Records with drawing code:
## BEGIN
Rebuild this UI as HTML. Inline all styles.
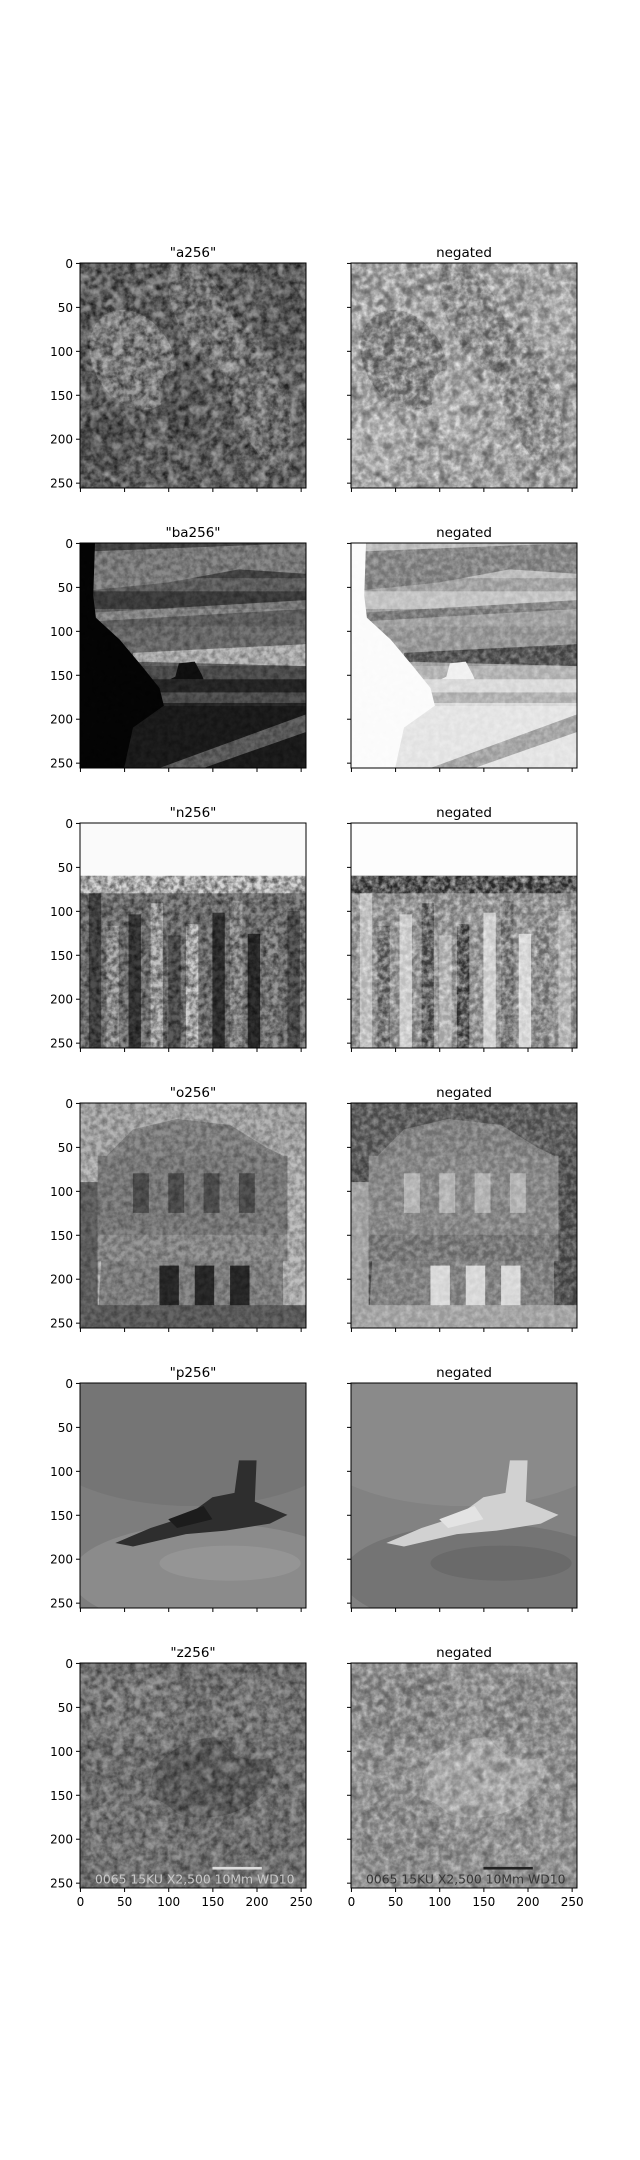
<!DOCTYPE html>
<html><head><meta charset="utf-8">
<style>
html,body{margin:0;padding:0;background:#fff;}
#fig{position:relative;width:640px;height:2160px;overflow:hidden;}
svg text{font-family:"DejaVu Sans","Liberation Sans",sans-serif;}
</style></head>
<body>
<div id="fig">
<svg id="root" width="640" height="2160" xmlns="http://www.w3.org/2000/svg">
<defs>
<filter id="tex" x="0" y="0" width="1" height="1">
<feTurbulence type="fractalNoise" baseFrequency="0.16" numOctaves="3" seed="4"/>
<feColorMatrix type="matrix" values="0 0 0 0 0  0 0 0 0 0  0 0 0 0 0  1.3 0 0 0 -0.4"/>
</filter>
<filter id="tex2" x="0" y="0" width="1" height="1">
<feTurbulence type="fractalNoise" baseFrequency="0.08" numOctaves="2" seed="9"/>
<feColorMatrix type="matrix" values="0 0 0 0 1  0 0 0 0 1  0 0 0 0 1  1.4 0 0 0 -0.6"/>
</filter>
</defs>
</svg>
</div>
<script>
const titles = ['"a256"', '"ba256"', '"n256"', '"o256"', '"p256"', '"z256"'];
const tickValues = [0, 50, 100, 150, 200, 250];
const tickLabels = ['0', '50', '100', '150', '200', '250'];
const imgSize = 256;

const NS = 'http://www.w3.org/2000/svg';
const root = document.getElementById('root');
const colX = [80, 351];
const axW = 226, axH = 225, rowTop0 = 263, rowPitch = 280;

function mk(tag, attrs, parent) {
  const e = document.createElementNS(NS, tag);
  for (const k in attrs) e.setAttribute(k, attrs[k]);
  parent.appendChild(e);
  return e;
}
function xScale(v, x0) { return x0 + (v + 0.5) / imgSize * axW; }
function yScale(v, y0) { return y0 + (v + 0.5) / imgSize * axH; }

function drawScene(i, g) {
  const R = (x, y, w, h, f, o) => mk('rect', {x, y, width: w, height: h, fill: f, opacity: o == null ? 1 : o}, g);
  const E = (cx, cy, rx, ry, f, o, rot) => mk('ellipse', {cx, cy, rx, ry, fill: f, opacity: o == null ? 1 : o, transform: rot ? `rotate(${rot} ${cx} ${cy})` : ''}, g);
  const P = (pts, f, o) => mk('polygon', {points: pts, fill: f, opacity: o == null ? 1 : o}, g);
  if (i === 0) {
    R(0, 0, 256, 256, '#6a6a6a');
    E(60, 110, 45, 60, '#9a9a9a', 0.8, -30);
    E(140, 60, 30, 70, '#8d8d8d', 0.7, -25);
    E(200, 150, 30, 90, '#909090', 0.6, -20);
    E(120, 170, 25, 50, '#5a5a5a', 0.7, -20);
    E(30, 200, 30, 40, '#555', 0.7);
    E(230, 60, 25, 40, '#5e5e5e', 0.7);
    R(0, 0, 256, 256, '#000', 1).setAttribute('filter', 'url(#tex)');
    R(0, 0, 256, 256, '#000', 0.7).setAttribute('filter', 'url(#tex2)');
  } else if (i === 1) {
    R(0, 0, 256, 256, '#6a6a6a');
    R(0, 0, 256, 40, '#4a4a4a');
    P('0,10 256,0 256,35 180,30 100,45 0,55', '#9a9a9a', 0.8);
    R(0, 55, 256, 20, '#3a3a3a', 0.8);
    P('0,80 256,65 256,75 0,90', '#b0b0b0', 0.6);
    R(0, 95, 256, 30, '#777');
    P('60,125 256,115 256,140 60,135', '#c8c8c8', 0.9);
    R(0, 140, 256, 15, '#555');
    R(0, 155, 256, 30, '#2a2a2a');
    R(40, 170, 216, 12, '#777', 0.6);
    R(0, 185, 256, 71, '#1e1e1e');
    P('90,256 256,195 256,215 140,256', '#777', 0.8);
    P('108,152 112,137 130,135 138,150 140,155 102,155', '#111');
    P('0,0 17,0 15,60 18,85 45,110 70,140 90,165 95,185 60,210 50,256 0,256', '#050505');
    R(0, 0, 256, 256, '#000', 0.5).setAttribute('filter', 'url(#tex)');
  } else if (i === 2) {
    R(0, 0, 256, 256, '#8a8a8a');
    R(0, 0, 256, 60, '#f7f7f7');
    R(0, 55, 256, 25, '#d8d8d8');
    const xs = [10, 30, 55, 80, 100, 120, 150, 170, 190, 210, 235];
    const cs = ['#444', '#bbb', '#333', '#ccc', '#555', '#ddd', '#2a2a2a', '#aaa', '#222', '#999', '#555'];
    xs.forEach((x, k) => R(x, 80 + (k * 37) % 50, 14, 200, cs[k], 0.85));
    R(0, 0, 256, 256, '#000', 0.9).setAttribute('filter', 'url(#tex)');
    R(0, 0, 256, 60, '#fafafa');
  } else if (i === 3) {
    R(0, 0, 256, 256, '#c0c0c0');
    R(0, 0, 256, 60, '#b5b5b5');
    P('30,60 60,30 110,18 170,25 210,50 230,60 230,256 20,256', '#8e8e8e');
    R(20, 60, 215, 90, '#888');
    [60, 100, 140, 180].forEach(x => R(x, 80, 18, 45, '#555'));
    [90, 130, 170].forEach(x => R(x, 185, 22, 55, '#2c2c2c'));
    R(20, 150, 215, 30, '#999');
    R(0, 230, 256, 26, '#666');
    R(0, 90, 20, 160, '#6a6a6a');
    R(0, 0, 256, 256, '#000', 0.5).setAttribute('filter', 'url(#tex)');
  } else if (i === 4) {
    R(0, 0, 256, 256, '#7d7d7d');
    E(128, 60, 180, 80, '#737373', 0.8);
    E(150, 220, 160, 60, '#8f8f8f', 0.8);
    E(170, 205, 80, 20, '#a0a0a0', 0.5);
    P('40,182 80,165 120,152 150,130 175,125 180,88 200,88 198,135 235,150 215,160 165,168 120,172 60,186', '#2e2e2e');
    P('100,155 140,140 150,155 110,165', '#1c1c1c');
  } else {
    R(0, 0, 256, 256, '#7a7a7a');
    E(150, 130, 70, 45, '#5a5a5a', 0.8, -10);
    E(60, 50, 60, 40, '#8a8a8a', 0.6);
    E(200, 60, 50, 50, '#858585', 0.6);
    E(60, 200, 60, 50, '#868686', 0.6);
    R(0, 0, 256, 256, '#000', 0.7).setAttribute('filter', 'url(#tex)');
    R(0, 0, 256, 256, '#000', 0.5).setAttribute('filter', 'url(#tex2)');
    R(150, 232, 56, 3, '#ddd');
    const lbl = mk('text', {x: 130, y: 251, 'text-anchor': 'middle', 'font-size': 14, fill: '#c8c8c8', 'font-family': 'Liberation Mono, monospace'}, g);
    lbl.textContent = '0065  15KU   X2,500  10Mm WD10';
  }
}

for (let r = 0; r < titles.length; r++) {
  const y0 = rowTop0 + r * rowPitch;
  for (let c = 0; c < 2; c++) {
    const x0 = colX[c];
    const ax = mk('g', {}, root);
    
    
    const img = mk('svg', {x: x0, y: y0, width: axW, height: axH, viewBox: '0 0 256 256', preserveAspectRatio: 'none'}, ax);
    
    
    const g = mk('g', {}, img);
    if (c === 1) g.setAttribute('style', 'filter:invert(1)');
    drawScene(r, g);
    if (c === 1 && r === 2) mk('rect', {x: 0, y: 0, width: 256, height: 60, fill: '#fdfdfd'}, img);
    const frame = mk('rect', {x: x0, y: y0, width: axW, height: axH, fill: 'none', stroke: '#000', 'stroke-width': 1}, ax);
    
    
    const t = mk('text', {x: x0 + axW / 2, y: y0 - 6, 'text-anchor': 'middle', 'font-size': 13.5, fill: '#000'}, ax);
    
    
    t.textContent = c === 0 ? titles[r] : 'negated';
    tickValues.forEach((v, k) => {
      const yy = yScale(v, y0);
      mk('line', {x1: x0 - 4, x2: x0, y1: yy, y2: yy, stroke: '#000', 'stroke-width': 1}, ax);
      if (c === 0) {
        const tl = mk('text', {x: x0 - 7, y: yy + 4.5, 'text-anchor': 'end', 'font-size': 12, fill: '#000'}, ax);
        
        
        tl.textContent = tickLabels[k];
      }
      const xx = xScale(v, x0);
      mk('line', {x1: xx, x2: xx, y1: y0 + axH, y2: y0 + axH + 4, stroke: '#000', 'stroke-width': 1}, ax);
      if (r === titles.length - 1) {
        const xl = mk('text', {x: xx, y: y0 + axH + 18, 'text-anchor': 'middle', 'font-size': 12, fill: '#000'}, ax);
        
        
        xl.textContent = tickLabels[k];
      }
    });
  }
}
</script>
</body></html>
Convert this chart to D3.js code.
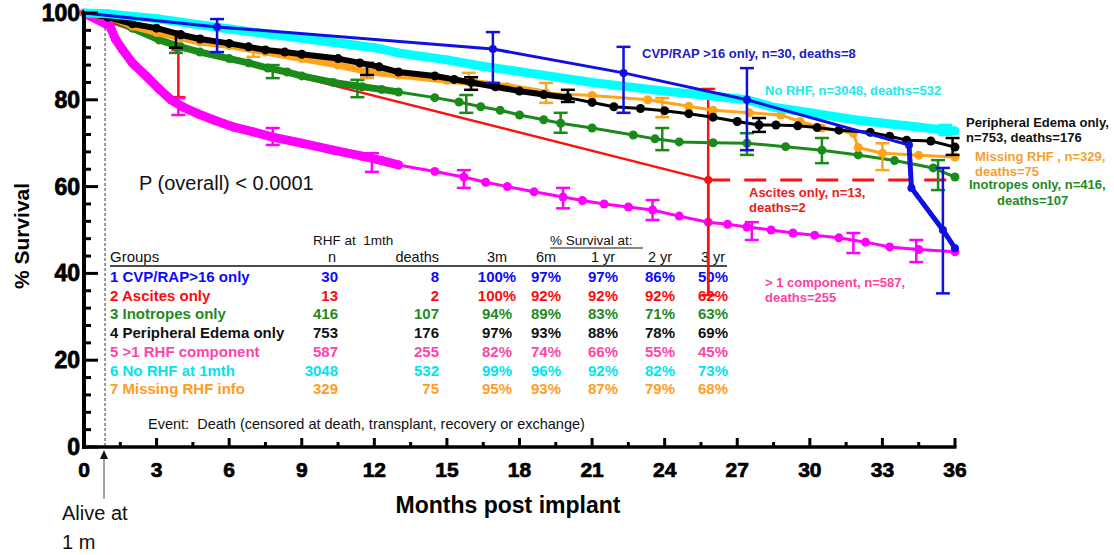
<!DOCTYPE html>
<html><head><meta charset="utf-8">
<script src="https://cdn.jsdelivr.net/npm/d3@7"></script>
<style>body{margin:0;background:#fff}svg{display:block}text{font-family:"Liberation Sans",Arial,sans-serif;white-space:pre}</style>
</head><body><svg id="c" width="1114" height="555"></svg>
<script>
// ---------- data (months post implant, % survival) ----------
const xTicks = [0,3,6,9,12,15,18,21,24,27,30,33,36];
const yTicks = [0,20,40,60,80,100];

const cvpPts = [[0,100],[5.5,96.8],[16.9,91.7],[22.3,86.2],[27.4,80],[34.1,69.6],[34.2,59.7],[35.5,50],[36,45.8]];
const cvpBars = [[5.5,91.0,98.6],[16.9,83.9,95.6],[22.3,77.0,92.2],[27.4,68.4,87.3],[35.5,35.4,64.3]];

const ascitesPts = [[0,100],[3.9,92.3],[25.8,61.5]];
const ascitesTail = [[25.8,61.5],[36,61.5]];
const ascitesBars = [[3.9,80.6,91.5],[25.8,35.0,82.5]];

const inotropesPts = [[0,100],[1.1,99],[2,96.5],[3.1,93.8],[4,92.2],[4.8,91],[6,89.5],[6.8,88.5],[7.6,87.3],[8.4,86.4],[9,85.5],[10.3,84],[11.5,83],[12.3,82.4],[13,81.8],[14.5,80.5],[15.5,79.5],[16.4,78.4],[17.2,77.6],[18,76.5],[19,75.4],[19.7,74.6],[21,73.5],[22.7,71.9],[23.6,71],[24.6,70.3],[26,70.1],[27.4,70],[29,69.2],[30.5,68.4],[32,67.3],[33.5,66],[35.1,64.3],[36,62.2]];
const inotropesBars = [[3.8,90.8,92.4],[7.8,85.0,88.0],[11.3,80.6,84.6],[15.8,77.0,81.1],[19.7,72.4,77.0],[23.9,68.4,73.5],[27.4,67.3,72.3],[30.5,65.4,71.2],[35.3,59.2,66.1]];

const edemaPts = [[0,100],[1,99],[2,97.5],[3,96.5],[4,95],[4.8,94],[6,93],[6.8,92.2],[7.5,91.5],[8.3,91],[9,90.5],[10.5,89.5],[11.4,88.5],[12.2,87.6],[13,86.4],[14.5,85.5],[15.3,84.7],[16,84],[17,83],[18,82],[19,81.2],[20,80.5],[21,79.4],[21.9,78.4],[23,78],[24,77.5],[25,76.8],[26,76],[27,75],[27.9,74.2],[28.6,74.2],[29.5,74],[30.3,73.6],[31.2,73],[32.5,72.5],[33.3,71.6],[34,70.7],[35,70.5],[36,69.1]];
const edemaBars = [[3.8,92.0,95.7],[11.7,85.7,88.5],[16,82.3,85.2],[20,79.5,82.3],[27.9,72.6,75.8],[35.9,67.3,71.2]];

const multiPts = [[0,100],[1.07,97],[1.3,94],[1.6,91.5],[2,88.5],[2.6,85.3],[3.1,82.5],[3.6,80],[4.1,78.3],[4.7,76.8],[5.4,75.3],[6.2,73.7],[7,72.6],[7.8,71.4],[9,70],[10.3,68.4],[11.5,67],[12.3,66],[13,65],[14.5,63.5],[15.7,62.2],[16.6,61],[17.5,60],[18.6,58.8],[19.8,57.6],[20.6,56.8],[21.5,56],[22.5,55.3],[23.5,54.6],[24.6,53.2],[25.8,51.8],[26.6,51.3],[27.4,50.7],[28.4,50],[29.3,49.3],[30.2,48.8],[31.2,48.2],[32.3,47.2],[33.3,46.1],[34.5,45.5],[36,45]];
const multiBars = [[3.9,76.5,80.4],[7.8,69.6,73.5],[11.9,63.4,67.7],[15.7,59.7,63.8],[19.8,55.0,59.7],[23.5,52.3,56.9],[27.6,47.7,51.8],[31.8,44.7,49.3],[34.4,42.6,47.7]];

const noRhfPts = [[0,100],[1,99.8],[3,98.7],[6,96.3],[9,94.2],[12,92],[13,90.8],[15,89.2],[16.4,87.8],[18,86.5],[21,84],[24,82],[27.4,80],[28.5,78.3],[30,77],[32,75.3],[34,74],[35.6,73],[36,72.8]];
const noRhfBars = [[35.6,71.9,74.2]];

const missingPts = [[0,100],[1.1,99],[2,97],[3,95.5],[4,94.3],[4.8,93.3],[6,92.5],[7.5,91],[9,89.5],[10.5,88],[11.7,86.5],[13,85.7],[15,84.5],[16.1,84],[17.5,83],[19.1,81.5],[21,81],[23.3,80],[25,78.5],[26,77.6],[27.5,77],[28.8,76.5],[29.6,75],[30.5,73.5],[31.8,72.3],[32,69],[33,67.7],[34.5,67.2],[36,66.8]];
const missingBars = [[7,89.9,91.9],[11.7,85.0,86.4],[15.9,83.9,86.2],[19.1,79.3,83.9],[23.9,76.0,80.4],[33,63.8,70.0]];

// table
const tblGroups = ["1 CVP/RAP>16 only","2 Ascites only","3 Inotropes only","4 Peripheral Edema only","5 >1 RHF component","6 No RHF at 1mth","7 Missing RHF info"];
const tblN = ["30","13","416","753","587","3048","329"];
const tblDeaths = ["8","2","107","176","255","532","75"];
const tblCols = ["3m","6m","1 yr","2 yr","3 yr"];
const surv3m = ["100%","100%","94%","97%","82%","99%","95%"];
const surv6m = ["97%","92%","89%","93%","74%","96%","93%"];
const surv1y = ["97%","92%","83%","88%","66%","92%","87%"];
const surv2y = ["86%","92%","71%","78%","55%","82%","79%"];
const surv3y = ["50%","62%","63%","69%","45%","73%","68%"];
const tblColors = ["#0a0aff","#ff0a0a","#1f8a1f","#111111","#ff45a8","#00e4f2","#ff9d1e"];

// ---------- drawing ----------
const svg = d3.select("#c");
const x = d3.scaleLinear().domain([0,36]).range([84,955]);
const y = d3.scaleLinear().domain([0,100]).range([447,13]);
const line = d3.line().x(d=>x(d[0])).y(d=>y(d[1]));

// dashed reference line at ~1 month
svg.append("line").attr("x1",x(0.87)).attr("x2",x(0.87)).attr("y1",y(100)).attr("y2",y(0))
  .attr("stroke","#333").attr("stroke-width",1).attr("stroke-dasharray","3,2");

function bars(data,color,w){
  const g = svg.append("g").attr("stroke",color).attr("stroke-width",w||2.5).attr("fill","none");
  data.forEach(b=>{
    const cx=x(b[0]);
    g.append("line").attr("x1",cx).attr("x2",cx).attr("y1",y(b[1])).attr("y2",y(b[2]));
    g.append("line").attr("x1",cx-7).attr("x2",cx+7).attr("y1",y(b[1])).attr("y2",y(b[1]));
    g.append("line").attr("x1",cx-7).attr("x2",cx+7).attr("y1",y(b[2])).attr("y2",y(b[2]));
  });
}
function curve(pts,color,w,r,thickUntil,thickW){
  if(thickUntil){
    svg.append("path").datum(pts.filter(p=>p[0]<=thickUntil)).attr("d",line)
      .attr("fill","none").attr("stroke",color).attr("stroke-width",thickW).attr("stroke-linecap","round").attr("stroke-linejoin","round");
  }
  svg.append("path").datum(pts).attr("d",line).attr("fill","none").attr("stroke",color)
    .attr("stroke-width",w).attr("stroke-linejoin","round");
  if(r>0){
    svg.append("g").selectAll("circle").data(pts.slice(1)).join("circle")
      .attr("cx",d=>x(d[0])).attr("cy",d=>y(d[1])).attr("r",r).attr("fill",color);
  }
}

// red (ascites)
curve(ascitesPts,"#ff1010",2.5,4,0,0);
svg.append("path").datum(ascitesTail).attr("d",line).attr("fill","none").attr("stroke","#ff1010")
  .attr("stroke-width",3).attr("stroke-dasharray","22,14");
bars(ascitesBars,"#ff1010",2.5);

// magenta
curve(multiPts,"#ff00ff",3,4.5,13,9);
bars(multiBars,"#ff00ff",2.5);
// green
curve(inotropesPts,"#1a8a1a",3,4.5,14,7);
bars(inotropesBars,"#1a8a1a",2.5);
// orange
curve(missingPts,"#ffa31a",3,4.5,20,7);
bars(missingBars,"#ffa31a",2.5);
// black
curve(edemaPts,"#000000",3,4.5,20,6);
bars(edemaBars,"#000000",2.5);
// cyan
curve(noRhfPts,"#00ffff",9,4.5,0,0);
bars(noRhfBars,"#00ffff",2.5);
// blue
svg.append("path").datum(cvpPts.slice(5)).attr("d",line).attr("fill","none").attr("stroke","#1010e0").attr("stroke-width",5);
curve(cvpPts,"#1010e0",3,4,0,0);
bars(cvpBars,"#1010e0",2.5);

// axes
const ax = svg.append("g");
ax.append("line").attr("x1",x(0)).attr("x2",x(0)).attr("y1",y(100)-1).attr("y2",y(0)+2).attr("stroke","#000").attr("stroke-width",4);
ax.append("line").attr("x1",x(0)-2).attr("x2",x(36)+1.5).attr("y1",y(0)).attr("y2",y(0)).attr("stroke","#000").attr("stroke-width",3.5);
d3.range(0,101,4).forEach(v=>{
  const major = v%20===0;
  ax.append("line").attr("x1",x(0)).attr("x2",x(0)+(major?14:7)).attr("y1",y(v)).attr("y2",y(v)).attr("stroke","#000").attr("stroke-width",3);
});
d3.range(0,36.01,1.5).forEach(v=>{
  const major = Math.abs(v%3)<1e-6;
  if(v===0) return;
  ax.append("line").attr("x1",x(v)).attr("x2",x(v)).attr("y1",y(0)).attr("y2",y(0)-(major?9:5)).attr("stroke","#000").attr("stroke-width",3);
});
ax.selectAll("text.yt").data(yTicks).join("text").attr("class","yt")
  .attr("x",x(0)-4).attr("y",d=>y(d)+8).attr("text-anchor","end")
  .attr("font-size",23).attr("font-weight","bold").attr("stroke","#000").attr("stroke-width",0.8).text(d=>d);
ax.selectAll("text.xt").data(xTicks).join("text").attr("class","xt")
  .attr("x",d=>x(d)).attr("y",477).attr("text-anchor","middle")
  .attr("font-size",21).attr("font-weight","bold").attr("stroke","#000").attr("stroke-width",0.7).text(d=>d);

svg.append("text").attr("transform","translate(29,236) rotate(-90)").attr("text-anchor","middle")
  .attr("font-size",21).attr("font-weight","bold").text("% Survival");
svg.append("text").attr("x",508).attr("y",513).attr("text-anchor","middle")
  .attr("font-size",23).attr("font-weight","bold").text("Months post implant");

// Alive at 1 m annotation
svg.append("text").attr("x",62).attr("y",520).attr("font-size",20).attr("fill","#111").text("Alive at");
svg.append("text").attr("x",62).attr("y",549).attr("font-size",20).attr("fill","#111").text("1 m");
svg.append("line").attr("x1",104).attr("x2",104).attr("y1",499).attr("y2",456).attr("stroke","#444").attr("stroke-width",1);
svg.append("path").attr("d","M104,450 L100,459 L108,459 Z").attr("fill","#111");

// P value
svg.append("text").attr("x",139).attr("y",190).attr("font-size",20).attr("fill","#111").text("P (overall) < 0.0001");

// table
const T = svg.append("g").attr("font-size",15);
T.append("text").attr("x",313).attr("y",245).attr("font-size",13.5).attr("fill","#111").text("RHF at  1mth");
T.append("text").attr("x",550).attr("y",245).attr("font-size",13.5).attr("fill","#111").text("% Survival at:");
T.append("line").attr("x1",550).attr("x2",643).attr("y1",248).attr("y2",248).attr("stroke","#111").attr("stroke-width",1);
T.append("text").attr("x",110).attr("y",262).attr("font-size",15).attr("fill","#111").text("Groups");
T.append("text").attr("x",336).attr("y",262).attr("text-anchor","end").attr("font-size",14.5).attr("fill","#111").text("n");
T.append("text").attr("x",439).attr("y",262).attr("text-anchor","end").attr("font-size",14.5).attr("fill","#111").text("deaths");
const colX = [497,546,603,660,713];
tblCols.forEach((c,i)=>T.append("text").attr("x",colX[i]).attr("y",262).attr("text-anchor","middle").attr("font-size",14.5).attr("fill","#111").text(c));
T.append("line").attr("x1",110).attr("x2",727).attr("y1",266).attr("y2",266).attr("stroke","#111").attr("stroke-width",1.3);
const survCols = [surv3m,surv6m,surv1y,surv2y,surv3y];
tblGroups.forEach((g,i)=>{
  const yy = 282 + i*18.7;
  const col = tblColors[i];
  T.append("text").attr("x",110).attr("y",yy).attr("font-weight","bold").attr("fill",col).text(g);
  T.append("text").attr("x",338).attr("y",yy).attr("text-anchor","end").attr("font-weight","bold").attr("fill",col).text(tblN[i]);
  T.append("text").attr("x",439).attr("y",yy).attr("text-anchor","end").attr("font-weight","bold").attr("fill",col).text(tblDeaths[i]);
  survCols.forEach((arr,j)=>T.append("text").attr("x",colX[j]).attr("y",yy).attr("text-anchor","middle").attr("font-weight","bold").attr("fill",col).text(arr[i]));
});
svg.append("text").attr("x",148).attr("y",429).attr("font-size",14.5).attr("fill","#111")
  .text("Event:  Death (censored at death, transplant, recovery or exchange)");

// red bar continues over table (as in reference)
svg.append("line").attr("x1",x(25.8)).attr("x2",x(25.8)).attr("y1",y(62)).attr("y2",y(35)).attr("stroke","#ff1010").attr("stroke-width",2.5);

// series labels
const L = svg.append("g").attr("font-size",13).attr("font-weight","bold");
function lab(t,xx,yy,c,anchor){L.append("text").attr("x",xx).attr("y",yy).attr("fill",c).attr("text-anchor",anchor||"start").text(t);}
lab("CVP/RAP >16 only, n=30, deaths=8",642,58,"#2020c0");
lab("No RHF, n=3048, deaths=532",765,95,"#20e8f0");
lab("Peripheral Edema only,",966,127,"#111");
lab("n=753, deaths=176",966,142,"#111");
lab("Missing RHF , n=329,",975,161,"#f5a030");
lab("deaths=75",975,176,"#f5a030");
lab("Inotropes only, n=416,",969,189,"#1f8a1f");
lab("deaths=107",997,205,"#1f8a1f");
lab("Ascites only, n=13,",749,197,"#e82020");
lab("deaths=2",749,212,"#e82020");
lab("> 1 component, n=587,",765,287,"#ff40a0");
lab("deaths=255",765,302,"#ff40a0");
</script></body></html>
## END
What to do: Give back exactly the lines from the first line of the data through the line with "const imgSize = 256;", pictures excluded.

Solution for this exercise:
Rebuild this UI as HTML. Inline all styles.
<!DOCTYPE html>
<html><head><meta charset="utf-8">
<style>
html,body{margin:0;padding:0;background:#fff;}
#fig{position:relative;width:640px;height:2160px;overflow:hidden;}
svg text{font-family:"DejaVu Sans","Liberation Sans",sans-serif;}
</style></head>
<body>
<div id="fig">
<svg id="root" width="640" height="2160" xmlns="http://www.w3.org/2000/svg">
<defs>
<filter id="tex" x="0" y="0" width="1" height="1">
<feTurbulence type="fractalNoise" baseFrequency="0.16" numOctaves="3" seed="4"/>
<feColorMatrix type="matrix" values="0 0 0 0 0  0 0 0 0 0  0 0 0 0 0  1.3 0 0 0 -0.4"/>
</filter>
<filter id="tex2" x="0" y="0" width="1" height="1">
<feTurbulence type="fractalNoise" baseFrequency="0.08" numOctaves="2" seed="9"/>
<feColorMatrix type="matrix" values="0 0 0 0 1  0 0 0 0 1  0 0 0 0 1  1.4 0 0 0 -0.6"/>
</filter>
</defs>
</svg>
</div>
<script>
const titles = ['"a256"', '"ba256"', '"n256"', '"o256"', '"p256"', '"z256"'];
const tickValues = [0, 50, 100, 150, 200, 250];
const tickLabels = ['0', '50', '100', '150', '200', '250'];
const imgSize = 256;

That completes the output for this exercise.